On December 7, 2012, Ferrell and Kevin Hart were attached to starring roles. On February 26, 2014, it was announced Craig T. Nelson had joined the cast to play Martin Barrow, the founder of Barrow Funds (Ferrell's character's boss) and also the father of Ferrell's character's fiancée. On March 17, 2014 Alison Brie signed on to star, playing the fiancée of Ferrell's character. On March 21, 2014, Edwina Findley joined the cast to play Rita Hudson, wife to Hart's character. On March 24, 2014 Dan Bakkedahl joined the cast to play Rick, Ferrell's hated enemy at their office. On March 25, 2014, T.I. joined the cast, playing a character named Russell, Hart's character's streetwise cousin.

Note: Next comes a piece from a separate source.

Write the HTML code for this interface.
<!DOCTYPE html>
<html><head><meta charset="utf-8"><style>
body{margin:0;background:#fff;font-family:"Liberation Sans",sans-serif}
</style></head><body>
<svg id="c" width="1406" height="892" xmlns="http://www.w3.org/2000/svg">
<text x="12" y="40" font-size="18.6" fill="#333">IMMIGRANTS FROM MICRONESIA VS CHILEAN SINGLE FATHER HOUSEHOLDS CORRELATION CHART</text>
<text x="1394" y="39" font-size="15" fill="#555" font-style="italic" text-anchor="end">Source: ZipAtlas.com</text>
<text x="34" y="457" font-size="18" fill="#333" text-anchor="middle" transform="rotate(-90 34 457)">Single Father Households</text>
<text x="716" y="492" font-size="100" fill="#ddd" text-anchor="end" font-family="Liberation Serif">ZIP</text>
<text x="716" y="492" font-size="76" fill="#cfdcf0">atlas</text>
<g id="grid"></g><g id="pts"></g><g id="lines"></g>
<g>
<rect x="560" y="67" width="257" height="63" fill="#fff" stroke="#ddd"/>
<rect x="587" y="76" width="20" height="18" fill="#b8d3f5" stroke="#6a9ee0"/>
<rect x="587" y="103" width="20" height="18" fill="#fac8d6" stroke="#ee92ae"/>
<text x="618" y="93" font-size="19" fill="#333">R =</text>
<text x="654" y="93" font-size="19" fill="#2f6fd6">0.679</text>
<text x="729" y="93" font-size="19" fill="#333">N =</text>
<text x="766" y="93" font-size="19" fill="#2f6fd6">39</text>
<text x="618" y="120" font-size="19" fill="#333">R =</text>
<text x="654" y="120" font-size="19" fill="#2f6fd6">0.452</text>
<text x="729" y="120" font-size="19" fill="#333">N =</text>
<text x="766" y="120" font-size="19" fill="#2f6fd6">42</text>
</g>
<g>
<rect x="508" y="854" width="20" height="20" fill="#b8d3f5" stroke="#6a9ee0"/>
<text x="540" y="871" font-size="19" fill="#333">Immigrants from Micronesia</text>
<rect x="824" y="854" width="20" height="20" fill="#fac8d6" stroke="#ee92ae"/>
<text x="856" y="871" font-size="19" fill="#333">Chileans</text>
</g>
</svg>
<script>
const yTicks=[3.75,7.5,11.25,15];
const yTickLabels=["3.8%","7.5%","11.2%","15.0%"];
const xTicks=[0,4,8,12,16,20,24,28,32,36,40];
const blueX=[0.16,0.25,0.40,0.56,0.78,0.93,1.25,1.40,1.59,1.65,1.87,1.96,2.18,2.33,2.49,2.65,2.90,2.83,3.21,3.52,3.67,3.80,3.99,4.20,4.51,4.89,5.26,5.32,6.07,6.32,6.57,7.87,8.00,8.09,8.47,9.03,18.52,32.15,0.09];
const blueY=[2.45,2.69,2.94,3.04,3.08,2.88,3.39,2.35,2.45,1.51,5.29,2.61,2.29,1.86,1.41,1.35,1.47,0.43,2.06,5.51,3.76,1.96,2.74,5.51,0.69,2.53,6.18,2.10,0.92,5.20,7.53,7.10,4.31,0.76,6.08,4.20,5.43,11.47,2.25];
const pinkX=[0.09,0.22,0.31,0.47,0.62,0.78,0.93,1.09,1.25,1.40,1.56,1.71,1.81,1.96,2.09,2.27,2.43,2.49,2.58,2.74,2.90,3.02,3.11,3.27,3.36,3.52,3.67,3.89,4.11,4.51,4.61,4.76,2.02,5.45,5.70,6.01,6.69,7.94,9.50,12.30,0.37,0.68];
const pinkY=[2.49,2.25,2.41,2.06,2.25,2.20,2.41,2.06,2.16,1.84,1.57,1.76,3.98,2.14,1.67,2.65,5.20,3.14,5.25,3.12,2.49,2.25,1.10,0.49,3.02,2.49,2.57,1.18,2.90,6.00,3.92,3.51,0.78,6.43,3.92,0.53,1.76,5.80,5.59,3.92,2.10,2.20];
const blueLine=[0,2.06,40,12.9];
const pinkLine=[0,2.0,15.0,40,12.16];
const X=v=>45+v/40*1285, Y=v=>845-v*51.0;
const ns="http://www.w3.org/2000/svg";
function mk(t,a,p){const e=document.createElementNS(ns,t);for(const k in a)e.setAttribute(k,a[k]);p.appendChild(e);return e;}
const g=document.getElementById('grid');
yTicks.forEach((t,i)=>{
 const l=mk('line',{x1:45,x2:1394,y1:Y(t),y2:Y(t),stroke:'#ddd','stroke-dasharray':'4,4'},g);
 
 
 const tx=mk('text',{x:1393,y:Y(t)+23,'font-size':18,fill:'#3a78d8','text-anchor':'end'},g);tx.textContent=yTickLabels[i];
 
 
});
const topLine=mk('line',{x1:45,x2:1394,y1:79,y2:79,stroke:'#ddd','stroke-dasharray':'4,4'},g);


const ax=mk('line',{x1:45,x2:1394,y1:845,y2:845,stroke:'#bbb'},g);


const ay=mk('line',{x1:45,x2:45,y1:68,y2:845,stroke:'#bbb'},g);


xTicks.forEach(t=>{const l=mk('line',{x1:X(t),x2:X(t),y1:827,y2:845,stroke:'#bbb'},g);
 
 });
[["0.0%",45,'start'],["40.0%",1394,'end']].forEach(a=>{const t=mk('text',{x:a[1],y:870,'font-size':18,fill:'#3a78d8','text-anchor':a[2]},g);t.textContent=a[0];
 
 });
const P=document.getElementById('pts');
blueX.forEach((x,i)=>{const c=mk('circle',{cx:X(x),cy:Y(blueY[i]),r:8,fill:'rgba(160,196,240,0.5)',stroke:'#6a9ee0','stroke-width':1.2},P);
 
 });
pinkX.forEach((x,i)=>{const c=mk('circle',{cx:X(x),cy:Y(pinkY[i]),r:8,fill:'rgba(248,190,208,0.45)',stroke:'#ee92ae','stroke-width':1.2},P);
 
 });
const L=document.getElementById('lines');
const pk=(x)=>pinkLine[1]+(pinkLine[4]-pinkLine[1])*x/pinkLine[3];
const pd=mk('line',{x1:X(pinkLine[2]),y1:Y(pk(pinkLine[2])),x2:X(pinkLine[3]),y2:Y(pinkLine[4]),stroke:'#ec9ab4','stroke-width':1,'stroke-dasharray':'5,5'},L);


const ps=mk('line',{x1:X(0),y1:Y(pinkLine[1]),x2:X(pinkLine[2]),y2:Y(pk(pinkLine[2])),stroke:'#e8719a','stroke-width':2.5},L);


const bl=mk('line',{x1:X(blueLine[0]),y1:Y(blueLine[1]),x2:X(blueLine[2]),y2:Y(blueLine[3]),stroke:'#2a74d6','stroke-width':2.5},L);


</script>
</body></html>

Principal photography began on March 17, 2014, in New Orleans, and ended on May 14, 2014. The film was somewhat controversial with some perceiving that it was playing into race-related stereotypes. During some scenes Cohen asked Hart's opinion on how some jokes would be perceived by African American audiences and made some changes accordingly. Warner Bros. and Cohen also performed extensive testing to make sure the humor came across well.

===Music===
On October 30, 2014, Christophe Beck was hired to compose the music for the film.

==Release==
The film was released by Warner Bros. Pictures on March 27, 2015.

===Home media===
Get Hard was released on DVD and Blu-ray on June 30, 2015.

==Reception==
===Box office===
Get Hard grossed $90.4 million in the United States and Canada, and $21.3 million in other territories for a worldwide total of $111.7 million against a budget of $40 million. (Other reports put the budget at $44 million. The film also received $12.3 million in tax incentives for filming in Louisiana.)

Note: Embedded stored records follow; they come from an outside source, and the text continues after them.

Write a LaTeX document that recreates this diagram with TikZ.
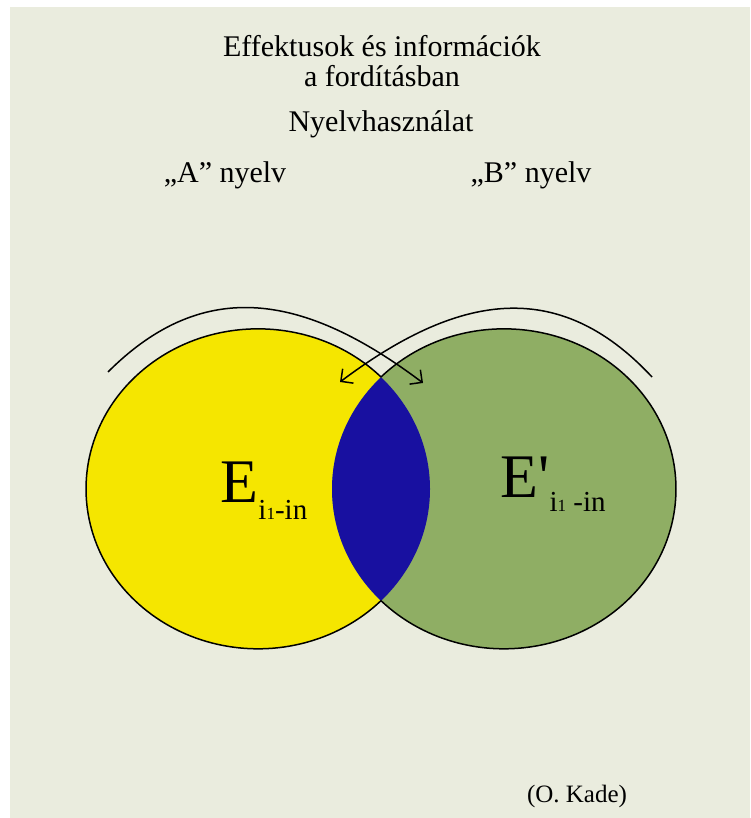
\documentclass[tikz,border=0pt]{standalone}
\usepackage{fontspec}
\setmainfont{Liberation Serif}
\newfontfamily\rawserif[Ligatures=TeXOff]{Liberation Serif}
\usetikzlibrary{arrows.meta}
\definecolor{cream}{RGB}{234,236,222}
\definecolor{vyellow}{RGB}{245,230,0}
\definecolor{vgreen}{RGB}{143,174,100}
\definecolor{vblue}{RGB}{24,16,160}
\tikzset{
  outlinestyle/.style={draw=black, line width=1.5pt},
  arcarrow/.style={draw=black, line width=1.5pt, -{Straight Barb[length=9pt,width=18pt,line width=1.5pt]}},
  txtstyle/.style={anchor=base, inner sep=0pt, font=\fontsize{30}{30}\selectfont},
  smalltxt/.style={anchor=base, inner sep=0pt, font=\fontsize{25}{25}\selectfont}
}
\begin{document}
\begin{tikzpicture}[x=1pt,y=1pt]
\useasboundingbox (0,0) rectangle (750,818);
\fill[white] (0,0) rectangle (750,818);
\fill[cream] (10,0) rectangle (750,811);
% ellipses
\fill[vyellow] (258,329) ellipse [x radius=172, y radius=160];
\fill[vgreen] (504,329) ellipse [x radius=172, y radius=160];
\begin{scope}
  \clip (258,329) ellipse [x radius=172, y radius=160];
  \fill[vblue] (504,329) ellipse [x radius=172, y radius=160];
\end{scope}
\coordinate (top) at (381,441);
\draw[outlinestyle] (top) arc[start angle=44.35, end angle=315.65, x radius=172, y radius=160];
\draw[outlinestyle] (top) arc[start angle=135.65, end angle=-135.65, x radius=172, y radius=160];
% arcs with arrows
\coordinate (la) at (108,446);
\coordinate (lb) at (423,435);
\coordinate (ra) at (652,441);
\coordinate (rb) at (340,436);
\draw[arcarrow] (la) .. controls (205,543) and (306,523) .. (lb);
\draw[arcarrow] (ra) .. controls (557,543) and (456,523) .. (rb);
% texts
\node[txtstyle] (t1) at (382,761) {Effektusok és információk};
\node[txtstyle] (t2) at (382,731) {a fordításban};
\node[txtstyle] (t3) at (381,686) {Nyelvhasználat};
\node[txtstyle] (la1) at (225,635) {„A” nyelv};
\node[txtstyle] (lb1) at (531,635) {„B” nyelv};
\node[smalltxt] (kade) at (577,15) {(O. Kade)};
% labels
\node[anchor=base west, inner sep=0pt, font=\fontsize{62}{62}\selectfont] (el) at (220,315) {E};
\node[anchor=base west, inner sep=0pt, font=\fontsize{29}{29}\selectfont] (els) at ([yshift=-17pt]el.base east) {i{\fontsize{17}{17}\selectfont 1}-in};
\node[anchor=base west, inner sep=0pt, font=\fontsize{62}{62}\selectfont\rawserif] (er) at (500,320) {E'};
\node[anchor=base west, inner sep=0pt, font=\fontsize{29}{29}\selectfont] (ers) at ([yshift=-14pt]er.base east) {i{\fontsize{17}{17}\selectfont 1} -in};
\end{tikzpicture}
\end{document}
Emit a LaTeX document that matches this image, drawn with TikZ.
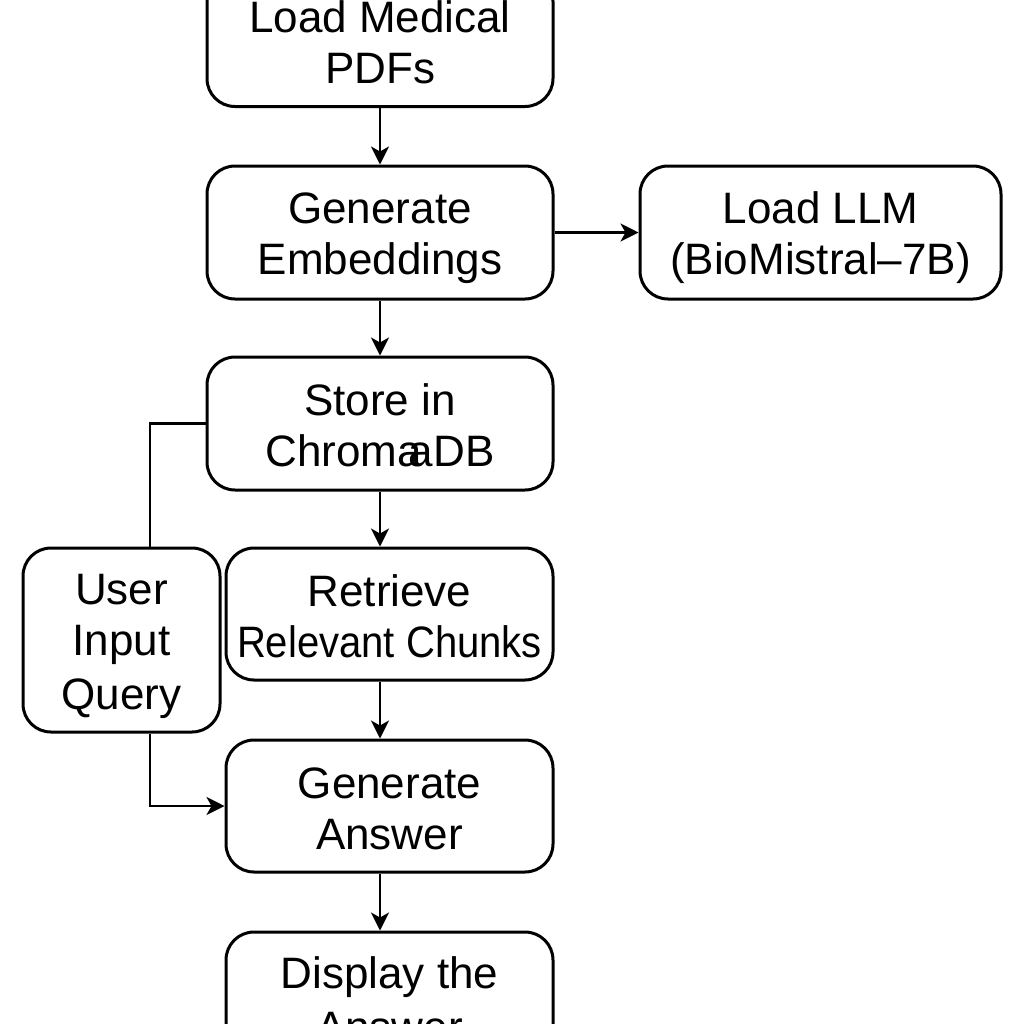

In its opening weekend, the film grossed $33.8 million, coming in second place at the box office behind Home ($52.1 million). It was Ferrell's third-highest opening for a live-action film, behind Talladega Nights: The Ballad of Ricky Bobby ($47 million) and The Other Guys ($35.5 million), and was passed the following December by Daddy's Home ($38.7 million).

===Critical response===
Get Hard has received generally negative reviews, with many critics citing the film's overuse of racial jokes. On Rotten Tomatoes, the film has an approval rating of 28% based on 186 reviews, with an average rating of 4.40/10. The site's critical consensus reads, "A waste of two fine funnymen, Get Hard settles for tired and offensive gags instead of tapping into its premise's boundary-pushing potential." On Metacritic the film has a weighted average score of 34 out of 100, based on reviews from 43 critics, indicating "generally unfavorable" reviews. CinemaScore polls conducted during the opening weekend recorded that audiences gave Get Hard an average grade of "B" on an A+ to F scale.

Richard Corliss of Time magazine wrote: "Laughter trumps political fairness, and Get Hard made me laugh at, and with, situations I hadn’t thought could tickle me. The movie has a warm heart beating under its seemingly scabrous shell."

The film was criticized for its gay panic jokes and homophobia.